### Task
Your task is to retype the lines from the opening of the material through the line that includes "0.004, 0.002, 0, 0];". Do not copy the pictures.

### Source excerpt

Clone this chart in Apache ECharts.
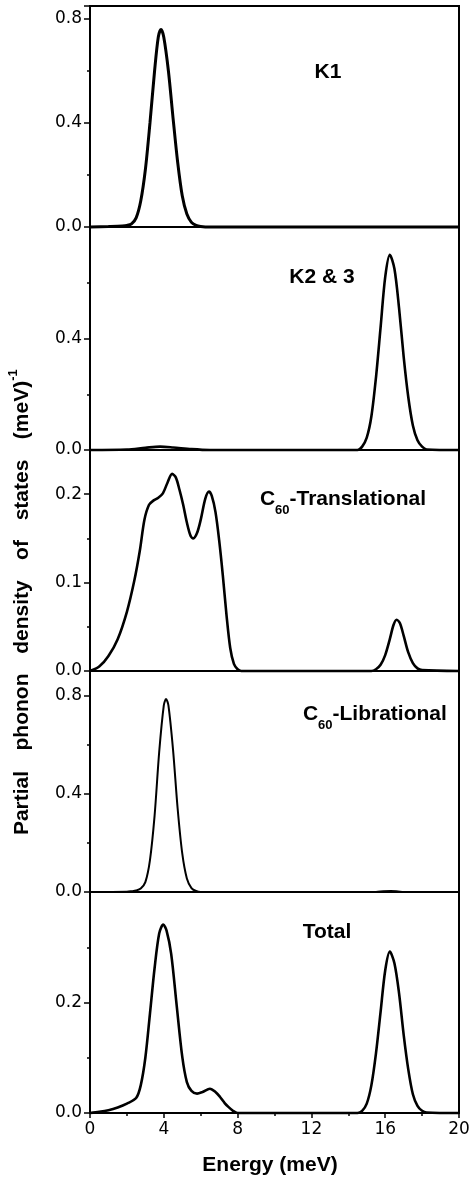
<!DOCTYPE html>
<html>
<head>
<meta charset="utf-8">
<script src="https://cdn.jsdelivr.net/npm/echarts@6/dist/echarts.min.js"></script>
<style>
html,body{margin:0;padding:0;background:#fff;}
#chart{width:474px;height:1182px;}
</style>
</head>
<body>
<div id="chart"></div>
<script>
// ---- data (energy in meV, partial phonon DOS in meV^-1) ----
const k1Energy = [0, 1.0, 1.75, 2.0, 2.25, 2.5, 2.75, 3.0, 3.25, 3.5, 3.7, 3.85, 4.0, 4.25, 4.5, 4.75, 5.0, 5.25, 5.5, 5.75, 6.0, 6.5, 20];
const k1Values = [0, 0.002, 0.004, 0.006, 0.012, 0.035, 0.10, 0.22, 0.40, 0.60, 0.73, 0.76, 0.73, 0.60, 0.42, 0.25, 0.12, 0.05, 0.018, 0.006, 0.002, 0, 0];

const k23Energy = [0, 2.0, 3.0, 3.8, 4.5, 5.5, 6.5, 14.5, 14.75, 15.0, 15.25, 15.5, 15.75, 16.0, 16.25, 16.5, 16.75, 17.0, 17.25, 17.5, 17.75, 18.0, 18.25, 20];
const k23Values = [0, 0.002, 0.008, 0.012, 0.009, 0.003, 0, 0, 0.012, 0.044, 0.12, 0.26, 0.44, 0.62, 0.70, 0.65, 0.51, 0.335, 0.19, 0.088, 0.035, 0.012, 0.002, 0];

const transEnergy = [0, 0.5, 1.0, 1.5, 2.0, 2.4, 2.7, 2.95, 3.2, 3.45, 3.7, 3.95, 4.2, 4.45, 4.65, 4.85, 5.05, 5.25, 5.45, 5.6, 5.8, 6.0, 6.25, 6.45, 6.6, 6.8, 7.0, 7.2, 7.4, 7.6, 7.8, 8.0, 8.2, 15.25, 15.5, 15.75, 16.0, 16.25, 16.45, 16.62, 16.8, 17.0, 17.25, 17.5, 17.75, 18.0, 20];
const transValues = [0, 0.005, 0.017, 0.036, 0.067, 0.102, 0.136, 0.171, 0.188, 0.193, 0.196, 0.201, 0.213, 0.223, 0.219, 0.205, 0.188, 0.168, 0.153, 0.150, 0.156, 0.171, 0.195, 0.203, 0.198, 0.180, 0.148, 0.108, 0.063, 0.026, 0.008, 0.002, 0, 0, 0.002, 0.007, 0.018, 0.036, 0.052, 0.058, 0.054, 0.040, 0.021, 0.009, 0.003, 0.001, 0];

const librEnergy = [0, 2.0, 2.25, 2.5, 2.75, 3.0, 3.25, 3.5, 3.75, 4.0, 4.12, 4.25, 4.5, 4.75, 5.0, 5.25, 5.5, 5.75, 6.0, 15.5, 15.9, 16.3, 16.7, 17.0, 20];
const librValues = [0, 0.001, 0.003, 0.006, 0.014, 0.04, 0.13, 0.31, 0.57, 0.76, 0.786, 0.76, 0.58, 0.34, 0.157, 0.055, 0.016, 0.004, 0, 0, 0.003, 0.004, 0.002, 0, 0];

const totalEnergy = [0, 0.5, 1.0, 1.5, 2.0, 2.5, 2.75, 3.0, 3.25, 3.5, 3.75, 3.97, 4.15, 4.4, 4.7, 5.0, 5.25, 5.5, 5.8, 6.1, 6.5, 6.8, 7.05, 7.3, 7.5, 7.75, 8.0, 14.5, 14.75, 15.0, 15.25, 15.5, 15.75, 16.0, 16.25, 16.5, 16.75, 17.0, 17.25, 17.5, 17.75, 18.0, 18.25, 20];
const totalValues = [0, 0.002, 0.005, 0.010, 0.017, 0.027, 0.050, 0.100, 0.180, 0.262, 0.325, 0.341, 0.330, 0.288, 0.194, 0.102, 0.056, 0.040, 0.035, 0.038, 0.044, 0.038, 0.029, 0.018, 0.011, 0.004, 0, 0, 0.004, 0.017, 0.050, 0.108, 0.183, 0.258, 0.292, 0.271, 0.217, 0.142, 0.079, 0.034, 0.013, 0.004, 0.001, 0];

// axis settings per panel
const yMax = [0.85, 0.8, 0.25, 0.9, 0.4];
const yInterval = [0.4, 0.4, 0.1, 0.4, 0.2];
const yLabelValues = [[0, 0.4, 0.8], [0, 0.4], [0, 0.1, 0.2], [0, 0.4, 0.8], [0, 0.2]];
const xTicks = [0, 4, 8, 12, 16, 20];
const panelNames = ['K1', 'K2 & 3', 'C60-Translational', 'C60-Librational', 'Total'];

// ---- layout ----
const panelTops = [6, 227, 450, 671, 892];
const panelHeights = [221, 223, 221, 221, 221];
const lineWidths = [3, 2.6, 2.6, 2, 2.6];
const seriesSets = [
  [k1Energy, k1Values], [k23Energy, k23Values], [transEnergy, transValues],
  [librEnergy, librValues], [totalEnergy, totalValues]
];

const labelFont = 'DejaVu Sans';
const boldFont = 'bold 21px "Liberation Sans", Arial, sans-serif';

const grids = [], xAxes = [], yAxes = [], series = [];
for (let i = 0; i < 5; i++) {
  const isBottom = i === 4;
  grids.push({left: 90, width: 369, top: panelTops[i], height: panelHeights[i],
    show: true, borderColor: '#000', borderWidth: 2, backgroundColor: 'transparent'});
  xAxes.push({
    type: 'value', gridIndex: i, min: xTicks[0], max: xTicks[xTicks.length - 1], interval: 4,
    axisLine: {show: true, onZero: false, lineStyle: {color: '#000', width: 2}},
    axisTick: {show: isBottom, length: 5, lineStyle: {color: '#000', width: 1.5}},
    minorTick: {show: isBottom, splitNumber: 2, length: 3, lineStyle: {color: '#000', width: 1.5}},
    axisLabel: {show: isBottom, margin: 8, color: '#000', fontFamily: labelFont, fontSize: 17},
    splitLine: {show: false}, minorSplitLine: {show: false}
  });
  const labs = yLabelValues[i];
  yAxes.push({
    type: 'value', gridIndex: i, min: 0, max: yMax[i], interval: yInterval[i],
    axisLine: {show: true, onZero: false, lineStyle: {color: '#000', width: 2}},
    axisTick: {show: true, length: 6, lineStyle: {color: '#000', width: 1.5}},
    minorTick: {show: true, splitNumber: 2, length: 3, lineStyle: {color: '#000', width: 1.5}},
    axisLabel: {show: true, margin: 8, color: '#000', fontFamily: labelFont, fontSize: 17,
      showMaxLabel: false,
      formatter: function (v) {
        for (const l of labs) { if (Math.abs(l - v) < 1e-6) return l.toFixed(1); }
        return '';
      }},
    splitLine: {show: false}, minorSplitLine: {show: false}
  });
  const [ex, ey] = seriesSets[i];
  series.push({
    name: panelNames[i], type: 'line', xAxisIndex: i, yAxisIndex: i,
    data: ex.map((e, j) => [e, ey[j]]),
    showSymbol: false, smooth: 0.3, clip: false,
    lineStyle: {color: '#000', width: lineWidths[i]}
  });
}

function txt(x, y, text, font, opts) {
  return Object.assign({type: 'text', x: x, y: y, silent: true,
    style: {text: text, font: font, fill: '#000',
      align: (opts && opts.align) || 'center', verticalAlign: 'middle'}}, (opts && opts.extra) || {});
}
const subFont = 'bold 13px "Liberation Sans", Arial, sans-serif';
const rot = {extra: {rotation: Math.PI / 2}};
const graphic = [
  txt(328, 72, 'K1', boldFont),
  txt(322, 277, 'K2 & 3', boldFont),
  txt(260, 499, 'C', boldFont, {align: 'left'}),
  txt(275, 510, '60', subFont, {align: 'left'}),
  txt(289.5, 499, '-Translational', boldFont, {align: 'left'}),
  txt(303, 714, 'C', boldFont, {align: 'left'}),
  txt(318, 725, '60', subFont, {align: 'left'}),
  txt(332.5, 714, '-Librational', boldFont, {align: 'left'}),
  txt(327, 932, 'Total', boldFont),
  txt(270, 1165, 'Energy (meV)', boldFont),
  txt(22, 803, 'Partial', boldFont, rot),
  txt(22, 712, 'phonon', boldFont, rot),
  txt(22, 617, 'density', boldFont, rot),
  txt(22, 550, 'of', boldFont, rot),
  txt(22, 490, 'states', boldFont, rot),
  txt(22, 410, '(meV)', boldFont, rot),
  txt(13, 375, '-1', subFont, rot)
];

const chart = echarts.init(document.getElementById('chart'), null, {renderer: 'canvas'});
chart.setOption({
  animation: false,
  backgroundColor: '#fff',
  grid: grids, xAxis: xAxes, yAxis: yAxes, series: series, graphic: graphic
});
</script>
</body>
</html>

### Complete response
Clone this chart in Apache ECharts.
<!DOCTYPE html>
<html>
<head>
<meta charset="utf-8">
<script src="https://cdn.jsdelivr.net/npm/echarts@6/dist/echarts.min.js"></script>
<style>
html,body{margin:0;padding:0;background:#fff;}
#chart{width:474px;height:1182px;}
</style>
</head>
<body>
<div id="chart"></div>
<script>
// ---- data (energy in meV, partial phonon DOS in meV^-1) ----
const k1Energy = [0, 1.0, 1.75, 2.0, 2.25, 2.5, 2.75, 3.0, 3.25, 3.5, 3.7, 3.85, 4.0, 4.25, 4.5, 4.75, 5.0, 5.25, 5.5, 5.75, 6.0, 6.5, 20];
const k1Values = [0, 0.002, 0.004, 0.006, 0.012, 0.035, 0.10, 0.22, 0.40, 0.60, 0.73, 0.76, 0.73, 0.60, 0.42, 0.25, 0.12, 0.05, 0.018, 0.006, 0.002, 0, 0];

const k23Energy = [0, 2.0, 3.0, 3.8, 4.5, 5.5, 6.5, 14.5, 14.75, 15.0, 15.25, 15.5, 15.75, 16.0, 16.25, 16.5, 16.75, 17.0, 17.25, 17.5, 17.75, 18.0, 18.25, 20];
const k23Values = [0, 0.002, 0.008, 0.012, 0.009, 0.003, 0, 0, 0.012, 0.044, 0.12, 0.26, 0.44, 0.62, 0.70, 0.65, 0.51, 0.335, 0.19, 0.088, 0.035, 0.012, 0.002, 0];

const transEnergy = [0, 0.5, 1.0, 1.5, 2.0, 2.4, 2.7, 2.95, 3.2, 3.45, 3.7, 3.95, 4.2, 4.45, 4.65, 4.85, 5.05, 5.25, 5.45, 5.6, 5.8, 6.0, 6.25, 6.45, 6.6, 6.8, 7.0, 7.2, 7.4, 7.6, 7.8, 8.0, 8.2, 15.25, 15.5, 15.75, 16.0, 16.25, 16.45, 16.62, 16.8, 17.0, 17.25, 17.5, 17.75, 18.0, 20];
const transValues = [0, 0.005, 0.017, 0.036, 0.067, 0.102, 0.136, 0.171, 0.188, 0.193, 0.196, 0.201, 0.213, 0.223, 0.219, 0.205, 0.188, 0.168, 0.153, 0.150, 0.156, 0.171, 0.195, 0.203, 0.198, 0.180, 0.148, 0.108, 0.063, 0.026, 0.008, 0.002, 0, 0, 0.002, 0.007, 0.018, 0.036, 0.052, 0.058, 0.054, 0.040, 0.021, 0.009, 0.003, 0.001, 0];

const librEnergy = [0, 2.0, 2.25, 2.5, 2.75, 3.0, 3.25, 3.5, 3.75, 4.0, 4.12, 4.25, 4.5, 4.75, 5.0, 5.25, 5.5, 5.75, 6.0, 15.5, 15.9, 16.3, 16.7, 17.0, 20];
const librValues = [0, 0.001, 0.003, 0.006, 0.014, 0.04, 0.13, 0.31, 0.57, 0.76, 0.786, 0.76, 0.58, 0.34, 0.157, 0.055, 0.016, 0.004, 0, 0, 0.003, 0.004, 0.002, 0, 0];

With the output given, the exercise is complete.